◆ Requirements ◆
Give back the full listing verbatim, apart from its images.

◆ Supplied information ◆
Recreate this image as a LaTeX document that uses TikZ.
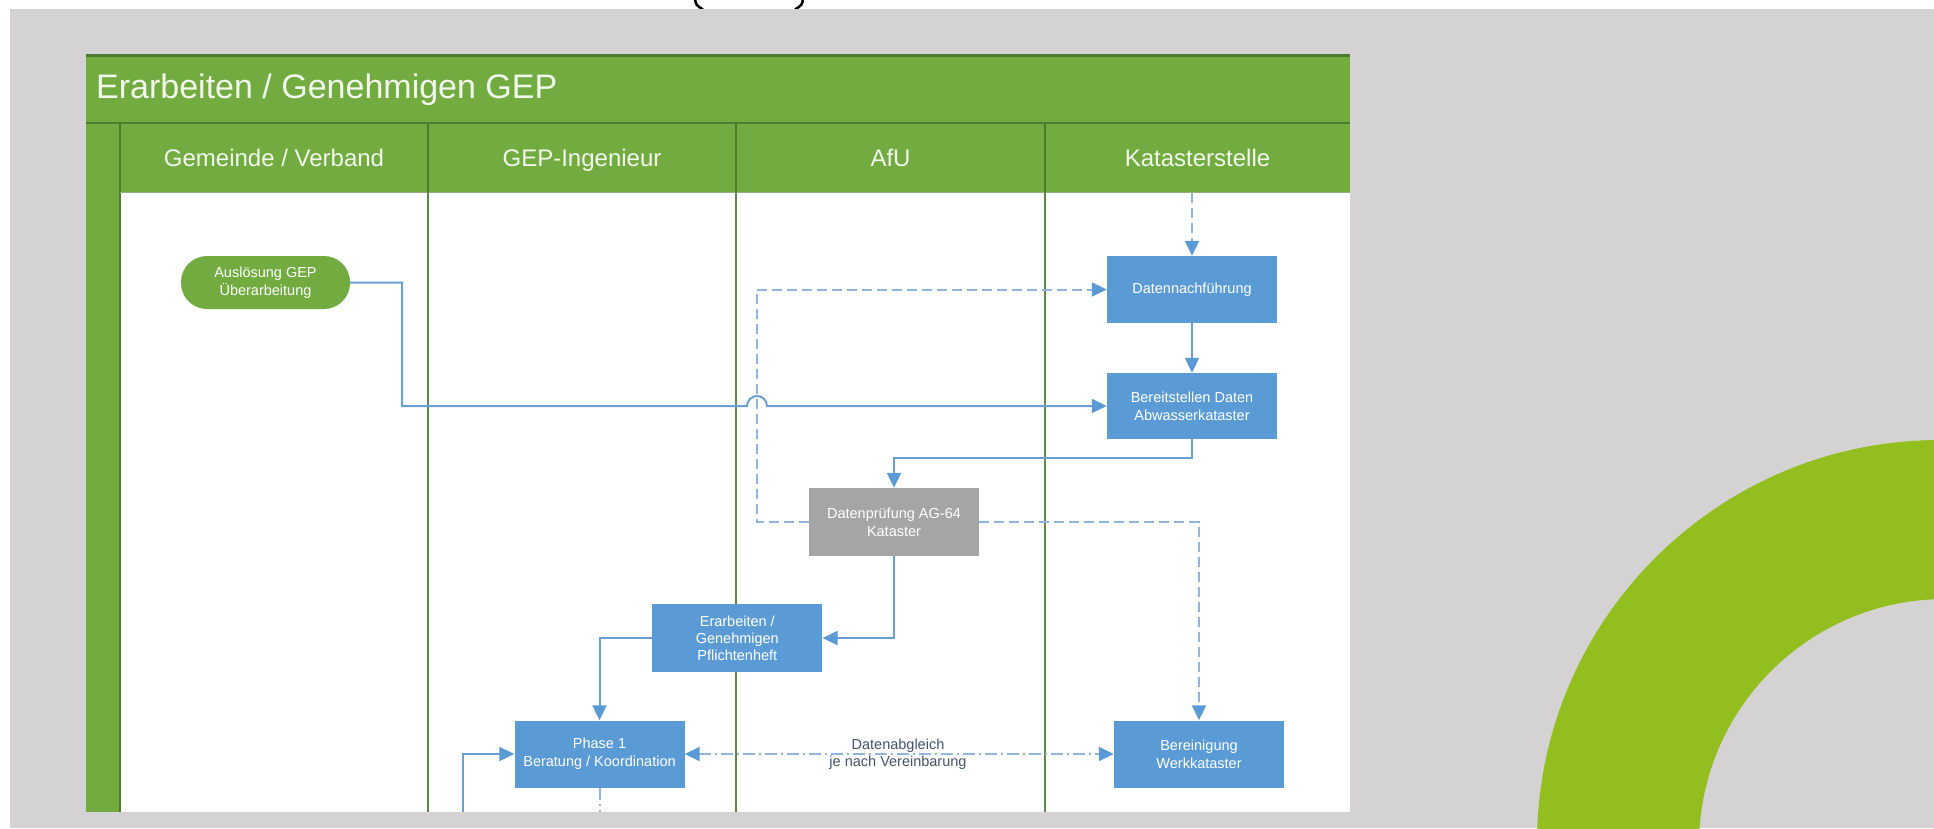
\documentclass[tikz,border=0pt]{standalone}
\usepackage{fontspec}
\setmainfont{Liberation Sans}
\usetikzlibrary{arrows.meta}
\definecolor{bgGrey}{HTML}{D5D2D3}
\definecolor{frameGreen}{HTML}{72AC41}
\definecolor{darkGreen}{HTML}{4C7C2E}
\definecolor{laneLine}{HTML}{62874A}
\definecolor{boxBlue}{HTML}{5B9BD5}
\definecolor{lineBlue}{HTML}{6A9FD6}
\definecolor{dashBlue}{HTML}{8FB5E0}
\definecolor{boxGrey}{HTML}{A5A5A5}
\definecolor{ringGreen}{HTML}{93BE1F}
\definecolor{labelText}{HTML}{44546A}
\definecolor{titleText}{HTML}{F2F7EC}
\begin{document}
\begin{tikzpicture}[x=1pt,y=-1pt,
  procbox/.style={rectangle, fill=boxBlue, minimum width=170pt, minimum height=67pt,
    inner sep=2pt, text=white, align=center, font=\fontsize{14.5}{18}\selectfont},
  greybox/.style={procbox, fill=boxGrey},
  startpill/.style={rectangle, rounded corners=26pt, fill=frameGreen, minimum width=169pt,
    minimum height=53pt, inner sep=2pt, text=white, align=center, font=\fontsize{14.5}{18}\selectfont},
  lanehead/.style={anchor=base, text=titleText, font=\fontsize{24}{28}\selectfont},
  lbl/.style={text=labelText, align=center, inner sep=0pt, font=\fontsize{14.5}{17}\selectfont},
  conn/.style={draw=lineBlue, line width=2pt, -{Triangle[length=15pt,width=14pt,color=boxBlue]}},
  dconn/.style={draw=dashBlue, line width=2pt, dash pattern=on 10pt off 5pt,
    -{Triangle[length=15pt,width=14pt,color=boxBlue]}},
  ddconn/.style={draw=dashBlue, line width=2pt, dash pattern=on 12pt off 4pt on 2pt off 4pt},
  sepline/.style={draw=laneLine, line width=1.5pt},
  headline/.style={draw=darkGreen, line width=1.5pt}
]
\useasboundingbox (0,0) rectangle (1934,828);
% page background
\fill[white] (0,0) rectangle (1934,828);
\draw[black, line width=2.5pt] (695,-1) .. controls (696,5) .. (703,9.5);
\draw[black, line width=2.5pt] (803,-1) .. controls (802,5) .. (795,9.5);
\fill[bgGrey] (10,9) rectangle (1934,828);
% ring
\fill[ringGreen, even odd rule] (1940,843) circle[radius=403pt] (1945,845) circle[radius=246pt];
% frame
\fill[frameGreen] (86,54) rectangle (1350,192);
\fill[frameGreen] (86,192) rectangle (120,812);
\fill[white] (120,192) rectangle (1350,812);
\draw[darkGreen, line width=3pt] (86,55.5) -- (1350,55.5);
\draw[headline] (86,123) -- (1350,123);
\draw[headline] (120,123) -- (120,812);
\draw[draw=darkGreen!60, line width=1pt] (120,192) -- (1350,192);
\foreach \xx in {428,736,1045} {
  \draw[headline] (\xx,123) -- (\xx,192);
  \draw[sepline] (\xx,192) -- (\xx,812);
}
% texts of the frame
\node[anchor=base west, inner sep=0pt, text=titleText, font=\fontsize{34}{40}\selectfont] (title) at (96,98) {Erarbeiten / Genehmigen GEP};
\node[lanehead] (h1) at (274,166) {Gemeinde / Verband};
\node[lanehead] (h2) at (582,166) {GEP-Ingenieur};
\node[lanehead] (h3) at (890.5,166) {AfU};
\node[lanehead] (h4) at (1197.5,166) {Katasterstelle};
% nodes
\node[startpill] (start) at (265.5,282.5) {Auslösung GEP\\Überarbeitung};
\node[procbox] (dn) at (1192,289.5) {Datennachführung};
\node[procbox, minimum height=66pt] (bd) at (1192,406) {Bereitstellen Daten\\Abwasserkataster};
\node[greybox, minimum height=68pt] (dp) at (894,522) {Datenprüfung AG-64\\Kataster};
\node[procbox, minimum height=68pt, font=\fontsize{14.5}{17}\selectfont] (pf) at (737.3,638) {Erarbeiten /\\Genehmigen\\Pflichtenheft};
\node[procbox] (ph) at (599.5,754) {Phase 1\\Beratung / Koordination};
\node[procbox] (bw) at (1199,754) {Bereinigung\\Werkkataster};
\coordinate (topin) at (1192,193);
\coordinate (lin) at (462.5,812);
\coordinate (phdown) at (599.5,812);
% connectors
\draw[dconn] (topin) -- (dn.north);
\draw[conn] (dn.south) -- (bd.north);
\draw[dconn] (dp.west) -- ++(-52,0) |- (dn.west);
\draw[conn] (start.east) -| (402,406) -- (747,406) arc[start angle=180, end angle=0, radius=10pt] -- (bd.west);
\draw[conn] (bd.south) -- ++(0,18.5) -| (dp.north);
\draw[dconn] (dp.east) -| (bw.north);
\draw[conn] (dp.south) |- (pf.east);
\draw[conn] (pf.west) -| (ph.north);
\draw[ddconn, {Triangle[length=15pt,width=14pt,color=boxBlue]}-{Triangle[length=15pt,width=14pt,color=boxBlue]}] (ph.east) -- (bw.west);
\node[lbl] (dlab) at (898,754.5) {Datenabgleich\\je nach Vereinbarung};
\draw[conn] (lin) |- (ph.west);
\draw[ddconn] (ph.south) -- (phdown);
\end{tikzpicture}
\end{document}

◆ Written solution ◆
Recreate this image as a LaTeX document that uses TikZ.
\documentclass[tikz,border=0pt]{standalone}
\usepackage{fontspec}
\setmainfont{Liberation Sans}
\usetikzlibrary{arrows.meta}
\definecolor{bgGrey}{HTML}{D5D2D3}
\definecolor{frameGreen}{HTML}{72AC41}
\definecolor{darkGreen}{HTML}{4C7C2E}
\definecolor{laneLine}{HTML}{62874A}
\definecolor{boxBlue}{HTML}{5B9BD5}
\definecolor{lineBlue}{HTML}{6A9FD6}
\definecolor{dashBlue}{HTML}{8FB5E0}
\definecolor{boxGrey}{HTML}{A5A5A5}
\definecolor{ringGreen}{HTML}{93BE1F}
\definecolor{labelText}{HTML}{44546A}
\definecolor{titleText}{HTML}{F2F7EC}
\begin{document}
\begin{tikzpicture}[x=1pt,y=-1pt,
  procbox/.style={rectangle, fill=boxBlue, minimum width=170pt, minimum height=67pt,
    inner sep=2pt, text=white, align=center, font=\fontsize{14.5}{18}\selectfont},
  greybox/.style={procbox, fill=boxGrey},
  startpill/.style={rectangle, rounded corners=26pt, fill=frameGreen, minimum width=169pt,
    minimum height=53pt, inner sep=2pt, text=white, align=center, font=\fontsize{14.5}{18}\selectfont},
  lanehead/.style={anchor=base, text=titleText, font=\fontsize{24}{28}\selectfont},
  lbl/.style={text=labelText, align=center, inner sep=0pt, font=\fontsize{14.5}{17}\selectfont},
  conn/.style={draw=lineBlue, line width=2pt, -{Triangle[length=15pt,width=14pt,color=boxBlue]}},
  dconn/.style={draw=dashBlue, line width=2pt, dash pattern=on 10pt off 5pt,
    -{Triangle[length=15pt,width=14pt,color=boxBlue]}},
  ddconn/.style={draw=dashBlue, line width=2pt, dash pattern=on 12pt off 4pt on 2pt off 4pt},
  sepline/.style={draw=laneLine, line width=1.5pt},
  headline/.style={draw=darkGreen, line width=1.5pt}
]
\useasboundingbox (0,0) rectangle (1934,828);
% page background
\fill[white] (0,0) rectangle (1934,828);
\draw[black, line width=2.5pt] (695,-1) .. controls (696,5) .. (703,9.5);
\draw[black, line width=2.5pt] (803,-1) .. controls (802,5) .. (795,9.5);
\fill[bgGrey] (10,9) rectangle (1934,828);
% ring
\fill[ringGreen, even odd rule] (1940,843) circle[radius=403pt] (1945,845) circle[radius=246pt];
% frame
\fill[frameGreen] (86,54) rectangle (1350,192);
\fill[frameGreen] (86,192) rectangle (120,812);
\fill[white] (120,192) rectangle (1350,812);
\draw[darkGreen, line width=3pt] (86,55.5) -- (1350,55.5);
\draw[headline] (86,123) -- (1350,123);
\draw[headline] (120,123) -- (120,812);
\draw[draw=darkGreen!60, line width=1pt] (120,192) -- (1350,192);
\foreach \xx in {428,736,1045} {
  \draw[headline] (\xx,123) -- (\xx,192);
  \draw[sepline] (\xx,192) -- (\xx,812);
}
% texts of the frame
\node[anchor=base west, inner sep=0pt, text=titleText, font=\fontsize{34}{40}\selectfont] (title) at (96,98) {Erarbeiten / Genehmigen GEP};
\node[lanehead] (h1) at (274,166) {Gemeinde / Verband};
\node[lanehead] (h2) at (582,166) {GEP-Ingenieur};
\node[lanehead] (h3) at (890.5,166) {AfU};
\node[lanehead] (h4) at (1197.5,166) {Katasterstelle};
% nodes
\node[startpill] (start) at (265.5,282.5) {Auslösung GEP\\Überarbeitung};
\node[procbox] (dn) at (1192,289.5) {Datennachführung};
\node[procbox, minimum height=66pt] (bd) at (1192,406) {Bereitstellen Daten\\Abwasserkataster};
\node[greybox, minimum height=68pt] (dp) at (894,522) {Datenprüfung AG-64\\Kataster};
\node[procbox, minimum height=68pt, font=\fontsize{14.5}{17}\selectfont] (pf) at (737.3,638) {Erarbeiten /\\Genehmigen\\Pflichtenheft};
\node[procbox] (ph) at (599.5,754) {Phase 1\\Beratung / Koordination};
\node[procbox] (bw) at (1199,754) {Bereinigung\\Werkkataster};
\coordinate (topin) at (1192,193);
\coordinate (lin) at (462.5,812);
\coordinate (phdown) at (599.5,812);
% connectors
\draw[dconn] (topin) -- (dn.north);
\draw[conn] (dn.south) -- (bd.north);
\draw[dconn] (dp.west) -- ++(-52,0) |- (dn.west);
\draw[conn] (start.east) -| (402,406) -- (747,406) arc[start angle=180, end angle=0, radius=10pt] -- (bd.west);
\draw[conn] (bd.south) -- ++(0,18.5) -| (dp.north);
\draw[dconn] (dp.east) -| (bw.north);
\draw[conn] (dp.south) |- (pf.east);
\draw[conn] (pf.west) -| (ph.north);
\draw[ddconn, {Triangle[length=15pt,width=14pt,color=boxBlue]}-{Triangle[length=15pt,width=14pt,color=boxBlue]}] (ph.east) -- (bw.west);
\node[lbl] (dlab) at (898,754.5) {Datenabgleich\\je nach Vereinbarung};
\draw[conn] (lin) |- (ph.west);
\draw[ddconn] (ph.south) -- (phdown);
\end{tikzpicture}
\end{document}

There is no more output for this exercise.